The series will especially concentrate on the multilayered imbalance between the representations of the past and how this asymmetry translates into the present-day politics, society and culture in different contexts.

Outline

Info Session
16 October 2024
16:00-18:00 CET

  • Info Session for the semester

Session 1
06 November 2024
16:00-18:00 CET

  • Introduction to the conversation series

Session 2
20 November 2024
16:00-18:00 CET

  • Walking Tours as Memory Activism
    Conversation with Michal Huss and Yara Shahine-Gharable

This talk will unpack how heritage walking tours can reference and visualise traumatic legacies, and as such can be used to power political projects asserting the rights of displaced persons, redefining the parameters of urban belonging, and de-colonizing cities. It will focus on two strands of walking tours, closely illustrating how they turn urban space into a stage for the critique and diversification of public memory. The first are walking tours in Berlin, guided by Syrian and Iraqi refugees, which use memorials of local traumatic history to testify to more recent traumas elsewhere, and to expand the parameters of urban belonging. The second are tours of Yaffa (Jaffa in Arabic), in which Internally Displaced Palestinians use ruins to resist the ongoing erasure of Palestinian traumatic memory and modern urban history. By bringing these distinct geo-political interventions together, the paper will advance a broader argument on the potential of walking to inform de-colonial and cosmopolitan understandings of the city and its heritage.
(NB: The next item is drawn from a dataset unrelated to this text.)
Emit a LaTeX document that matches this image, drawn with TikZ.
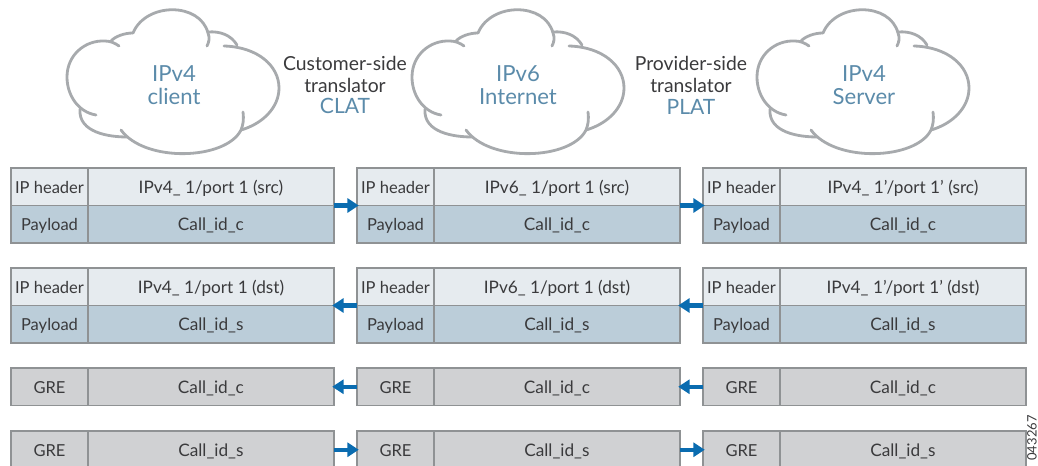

Walking has a triple meaning for this lecture, as a research topic, a research method, and a practice. We will reflect on the use of “walking” ethnography expanded through artistic mapping and visual documentation, and on the use of walking as a political practice and mode of memory activism. Working across the disciplines of history and architecture, and in between theory, method, and practice, we will reflect on the poetic and aesthetic qualities of walking, and the agency of pedestrians to rewrite the city’s architectural syntax – weaving spaces together, marking unregistered memory sites, and giving voice to marginal stories and perspectives.

Session 3
04 December 2024
11:30-13:00 CET

  • Methods of Studying Memory After Catastrophe: The Collaborative Practice of an Artist and an Anthropologist in Antakya
    Conversation with Yael Navaro and Emrah Gökdemir

This session will delve into the collaborative research between the anthropologist Yael Navaro and the artist Emrah Gökdemir in Antakya since 2012. What does a collaboration between anthropology and art bring to memory work? What methods may be generated through such a collaboration and what new conceptualizations of memory via Antakya’s layered history? How did Yael and Emrah’s research practice transform after the Antakya earthquakes?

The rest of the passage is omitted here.